Task details - Set down the full listing exactly, character for character.

Provided material -
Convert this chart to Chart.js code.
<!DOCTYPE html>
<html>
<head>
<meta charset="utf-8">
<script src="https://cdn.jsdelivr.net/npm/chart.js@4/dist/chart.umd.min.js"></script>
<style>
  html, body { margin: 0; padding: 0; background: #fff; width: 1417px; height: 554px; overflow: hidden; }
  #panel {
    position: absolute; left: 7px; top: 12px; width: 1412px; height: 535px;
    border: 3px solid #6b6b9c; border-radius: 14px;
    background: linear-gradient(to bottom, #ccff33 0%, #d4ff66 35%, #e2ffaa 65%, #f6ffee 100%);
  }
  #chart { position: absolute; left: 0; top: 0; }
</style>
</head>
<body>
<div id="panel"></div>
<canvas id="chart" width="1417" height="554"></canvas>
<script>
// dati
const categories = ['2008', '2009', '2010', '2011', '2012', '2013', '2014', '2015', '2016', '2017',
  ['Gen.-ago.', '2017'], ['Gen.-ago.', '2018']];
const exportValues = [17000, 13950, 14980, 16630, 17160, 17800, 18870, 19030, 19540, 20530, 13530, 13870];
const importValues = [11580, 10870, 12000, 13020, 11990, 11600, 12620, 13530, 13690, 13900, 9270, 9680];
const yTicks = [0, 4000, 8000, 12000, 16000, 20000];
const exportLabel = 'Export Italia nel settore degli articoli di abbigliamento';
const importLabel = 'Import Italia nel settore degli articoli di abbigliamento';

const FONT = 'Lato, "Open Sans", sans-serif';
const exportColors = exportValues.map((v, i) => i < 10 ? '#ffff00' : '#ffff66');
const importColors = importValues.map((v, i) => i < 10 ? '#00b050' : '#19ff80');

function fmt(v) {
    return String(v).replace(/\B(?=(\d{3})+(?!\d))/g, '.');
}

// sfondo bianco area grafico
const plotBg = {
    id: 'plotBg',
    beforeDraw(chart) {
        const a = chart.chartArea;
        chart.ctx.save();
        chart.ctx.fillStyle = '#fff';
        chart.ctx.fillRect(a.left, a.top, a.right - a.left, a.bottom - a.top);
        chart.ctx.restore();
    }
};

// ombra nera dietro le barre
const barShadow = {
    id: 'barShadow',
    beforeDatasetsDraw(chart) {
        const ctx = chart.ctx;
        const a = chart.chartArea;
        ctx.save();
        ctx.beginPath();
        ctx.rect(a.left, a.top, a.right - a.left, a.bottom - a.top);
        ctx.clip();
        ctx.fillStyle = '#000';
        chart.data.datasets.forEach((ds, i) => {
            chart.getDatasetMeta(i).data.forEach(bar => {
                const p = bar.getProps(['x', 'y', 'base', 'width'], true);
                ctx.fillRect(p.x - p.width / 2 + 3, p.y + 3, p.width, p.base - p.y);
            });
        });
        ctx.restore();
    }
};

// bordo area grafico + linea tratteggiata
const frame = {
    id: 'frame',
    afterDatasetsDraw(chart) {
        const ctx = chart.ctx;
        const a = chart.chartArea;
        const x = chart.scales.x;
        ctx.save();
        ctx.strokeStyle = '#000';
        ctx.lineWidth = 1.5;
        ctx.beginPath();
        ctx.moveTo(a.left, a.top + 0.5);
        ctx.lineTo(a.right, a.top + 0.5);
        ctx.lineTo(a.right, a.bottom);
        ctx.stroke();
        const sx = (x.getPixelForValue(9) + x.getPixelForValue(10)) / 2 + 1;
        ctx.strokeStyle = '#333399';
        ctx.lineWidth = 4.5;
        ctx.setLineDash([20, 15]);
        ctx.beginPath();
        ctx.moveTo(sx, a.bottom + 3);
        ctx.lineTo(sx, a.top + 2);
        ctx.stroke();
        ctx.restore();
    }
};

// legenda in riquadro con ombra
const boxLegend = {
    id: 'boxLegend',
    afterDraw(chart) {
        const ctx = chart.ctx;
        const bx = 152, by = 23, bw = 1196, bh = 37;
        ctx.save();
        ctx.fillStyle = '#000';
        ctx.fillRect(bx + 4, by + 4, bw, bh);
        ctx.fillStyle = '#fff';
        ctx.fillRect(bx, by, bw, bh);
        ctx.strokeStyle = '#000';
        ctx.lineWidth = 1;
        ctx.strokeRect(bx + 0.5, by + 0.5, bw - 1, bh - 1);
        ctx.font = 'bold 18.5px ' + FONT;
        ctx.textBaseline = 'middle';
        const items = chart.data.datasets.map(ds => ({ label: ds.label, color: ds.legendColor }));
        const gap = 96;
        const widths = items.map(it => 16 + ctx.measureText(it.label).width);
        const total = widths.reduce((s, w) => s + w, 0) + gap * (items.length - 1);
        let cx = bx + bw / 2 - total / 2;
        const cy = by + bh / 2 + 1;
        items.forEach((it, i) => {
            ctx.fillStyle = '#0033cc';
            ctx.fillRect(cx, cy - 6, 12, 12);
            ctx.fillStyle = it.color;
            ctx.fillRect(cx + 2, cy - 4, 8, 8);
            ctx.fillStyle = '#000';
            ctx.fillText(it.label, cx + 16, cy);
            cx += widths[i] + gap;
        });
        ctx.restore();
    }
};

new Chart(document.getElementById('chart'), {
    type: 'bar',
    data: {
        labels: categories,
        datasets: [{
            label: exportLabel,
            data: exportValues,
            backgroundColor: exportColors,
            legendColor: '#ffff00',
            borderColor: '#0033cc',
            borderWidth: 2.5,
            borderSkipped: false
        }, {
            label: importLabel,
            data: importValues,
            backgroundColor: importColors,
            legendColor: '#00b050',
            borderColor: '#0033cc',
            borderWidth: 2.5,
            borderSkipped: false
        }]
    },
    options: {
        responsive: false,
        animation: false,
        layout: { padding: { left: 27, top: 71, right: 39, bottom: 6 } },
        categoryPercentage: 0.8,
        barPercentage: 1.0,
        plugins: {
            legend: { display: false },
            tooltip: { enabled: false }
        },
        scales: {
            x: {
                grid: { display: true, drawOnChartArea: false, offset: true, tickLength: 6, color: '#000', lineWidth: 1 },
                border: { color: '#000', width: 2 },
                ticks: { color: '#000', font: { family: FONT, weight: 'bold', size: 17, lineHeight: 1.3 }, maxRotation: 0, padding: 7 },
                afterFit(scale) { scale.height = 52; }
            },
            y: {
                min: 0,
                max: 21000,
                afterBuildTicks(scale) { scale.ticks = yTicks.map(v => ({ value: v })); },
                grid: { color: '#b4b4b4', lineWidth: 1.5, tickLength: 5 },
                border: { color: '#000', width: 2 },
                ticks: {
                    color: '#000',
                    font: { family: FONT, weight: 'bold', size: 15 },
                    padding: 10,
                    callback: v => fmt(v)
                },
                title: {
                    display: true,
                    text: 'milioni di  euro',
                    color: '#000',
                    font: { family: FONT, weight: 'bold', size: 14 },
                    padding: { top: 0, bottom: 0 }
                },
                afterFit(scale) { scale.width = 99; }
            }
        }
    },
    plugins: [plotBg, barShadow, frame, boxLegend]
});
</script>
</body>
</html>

Answer for the task -
Convert this chart to Chart.js code.
<!DOCTYPE html>
<html>
<head>
<meta charset="utf-8">
<script src="https://cdn.jsdelivr.net/npm/chart.js@4/dist/chart.umd.min.js"></script>
<style>
  html, body { margin: 0; padding: 0; background: #fff; width: 1417px; height: 554px; overflow: hidden; }
  #panel {
    position: absolute; left: 7px; top: 12px; width: 1412px; height: 535px;
    border: 3px solid #6b6b9c; border-radius: 14px;
    background: linear-gradient(to bottom, #ccff33 0%, #d4ff66 35%, #e2ffaa 65%, #f6ffee 100%);
  }
  #chart { position: absolute; left: 0; top: 0; }
</style>
</head>
<body>
<div id="panel"></div>
<canvas id="chart" width="1417" height="554"></canvas>
<script>
// dati
const categories = ['2008', '2009', '2010', '2011', '2012', '2013', '2014', '2015', '2016', '2017',
  ['Gen.-ago.', '2017'], ['Gen.-ago.', '2018']];
const exportValues = [17000, 13950, 14980, 16630, 17160, 17800, 18870, 19030, 19540, 20530, 13530, 13870];
const importValues = [11580, 10870, 12000, 13020, 11990, 11600, 12620, 13530, 13690, 13900, 9270, 9680];
const yTicks = [0, 4000, 8000, 12000, 16000, 20000];
const exportLabel = 'Export Italia nel settore degli articoli di abbigliamento';
const importLabel = 'Import Italia nel settore degli articoli di abbigliamento';

const FONT = 'Lato, "Open Sans", sans-serif';
const exportColors = exportValues.map((v, i) => i < 10 ? '#ffff00' : '#ffff66');
const importColors = importValues.map((v, i) => i < 10 ? '#00b050' : '#19ff80');

function fmt(v) {
    return String(v).replace(/\B(?=(\d{3})+(?!\d))/g, '.');
}

// sfondo bianco area grafico
const plotBg = {
    id: 'plotBg',
    beforeDraw(chart) {
        const a = chart.chartArea;
        chart.ctx.save();
        chart.ctx.fillStyle = '#fff';
        chart.ctx.fillRect(a.left, a.top, a.right - a.left, a.bottom - a.top);
        chart.ctx.restore();
    }
};

// ombra nera dietro le barre
const barShadow = {
    id: 'barShadow',
    beforeDatasetsDraw(chart) {
        const ctx = chart.ctx;
        const a = chart.chartArea;
        ctx.save();
        ctx.beginPath();
        ctx.rect(a.left, a.top, a.right - a.left, a.bottom - a.top);
        ctx.clip();
        ctx.fillStyle = '#000';
        chart.data.datasets.forEach((ds, i) => {
            chart.getDatasetMeta(i).data.forEach(bar => {
                const p = bar.getProps(['x', 'y', 'base', 'width'], true);
                ctx.fillRect(p.x - p.width / 2 + 3, p.y + 3, p.width, p.base - p.y);
            });
        });
        ctx.restore();
    }
};

// bordo area grafico + linea tratteggiata
const frame = {
    id: 'frame',
    afterDatasetsDraw(chart) {
        const ctx = chart.ctx;
        const a = chart.chartArea;
        const x = chart.scales.x;
        ctx.save();
        ctx.strokeStyle = '#000';
        ctx.lineWidth = 1.5;
        ctx.beginPath();
        ctx.moveTo(a.left, a.top + 0.5);
        ctx.lineTo(a.right, a.top + 0.5);
        ctx.lineTo(a.right, a.bottom);
        ctx.stroke();
        const sx = (x.getPixelForValue(9) + x.getPixelForValue(10)) / 2 + 1;
        ctx.strokeStyle = '#333399';
        ctx.lineWidth = 4.5;
        ctx.setLineDash([20, 15]);
        ctx.beginPath();
        ctx.moveTo(sx, a.bottom + 3);
        ctx.lineTo(sx, a.top + 2);
        ctx.stroke();
        ctx.restore();
    }
};

// legenda in riquadro con ombra
const boxLegend = {
    id: 'boxLegend',
    afterDraw(chart) {
        const ctx = chart.ctx;
        const bx = 152, by = 23, bw = 1196, bh = 37;
        ctx.save();
        ctx.fillStyle = '#000';
        ctx.fillRect(bx + 4, by + 4, bw, bh);
        ctx.fillStyle = '#fff';
        ctx.fillRect(bx, by, bw, bh);
        ctx.strokeStyle = '#000';
        ctx.lineWidth = 1;
        ctx.strokeRect(bx + 0.5, by + 0.5, bw - 1, bh - 1);
        ctx.font = 'bold 18.5px ' + FONT;
        ctx.textBaseline = 'middle';
        const items = chart.data.datasets.map(ds => ({ label: ds.label, color: ds.legendColor }));
        const gap = 96;
        const widths = items.map(it => 16 + ctx.measureText(it.label).width);
        const total = widths.reduce((s, w) => s + w, 0) + gap * (items.length - 1);
        let cx = bx + bw / 2 - total / 2;
        const cy = by + bh / 2 + 1;
        items.forEach((it, i) => {
            ctx.fillStyle = '#0033cc';
            ctx.fillRect(cx, cy - 6, 12, 12);
            ctx.fillStyle = it.color;
            ctx.fillRect(cx + 2, cy - 4, 8, 8);
            ctx.fillStyle = '#000';
            ctx.fillText(it.label, cx + 16, cy);
            cx += widths[i] + gap;
        });
        ctx.restore();
    }
};

new Chart(document.getElementById('chart'), {
    type: 'bar',
    data: {
        labels: categories,
        datasets: [{
            label: exportLabel,
            data: exportValues,
            backgroundColor: exportColors,
            legendColor: '#ffff00',
            borderColor: '#0033cc',
            borderWidth: 2.5,
            borderSkipped: false
        }, {
            label: importLabel,
            data: importValues,
            backgroundColor: importColors,
            legendColor: '#00b050',
            borderColor: '#0033cc',
            borderWidth: 2.5,
            borderSkipped: false
        }]
    },
    options: {
        responsive: false,
        animation: false,
        layout: { padding: { left: 27, top: 71, right: 39, bottom: 6 } },
        categoryPercentage: 0.8,
        barPercentage: 1.0,
        plugins: {
            legend: { display: false },
            tooltip: { enabled: false }
        },
        scales: {
            x: {
                grid: { display: true, drawOnChartArea: false, offset: true, tickLength: 6, color: '#000', lineWidth: 1 },
                border: { color: '#000', width: 2 },
                ticks: { color: '#000', font: { family: FONT, weight: 'bold', size: 17, lineHeight: 1.3 }, maxRotation: 0, padding: 7 },
                afterFit(scale) { scale.height = 52; }
            },
            y: {
                min: 0,
                max: 21000,
                afterBuildTicks(scale) { scale.ticks = yTicks.map(v => ({ value: v })); },
                grid: { color: '#b4b4b4', lineWidth: 1.5, tickLength: 5 },
                border: { color: '#000', width: 2 },
                ticks: {
                    color: '#000',
                    font: { family: FONT, weight: 'bold', size: 15 },
                    padding: 10,
                    callback: v => fmt(v)
                },
                title: {
                    display: true,
                    text: 'milioni di  euro',
                    color: '#000',
                    font: { family: FONT, weight: 'bold', size: 14 },
                    padding: { top: 0, bottom: 0 }
                },
                afterFit(scale) { scale.width = 99; }
            }
        }
    },
    plugins: [plotBg, barShadow, frame, boxLegend]
});
</script>
</body>
</html>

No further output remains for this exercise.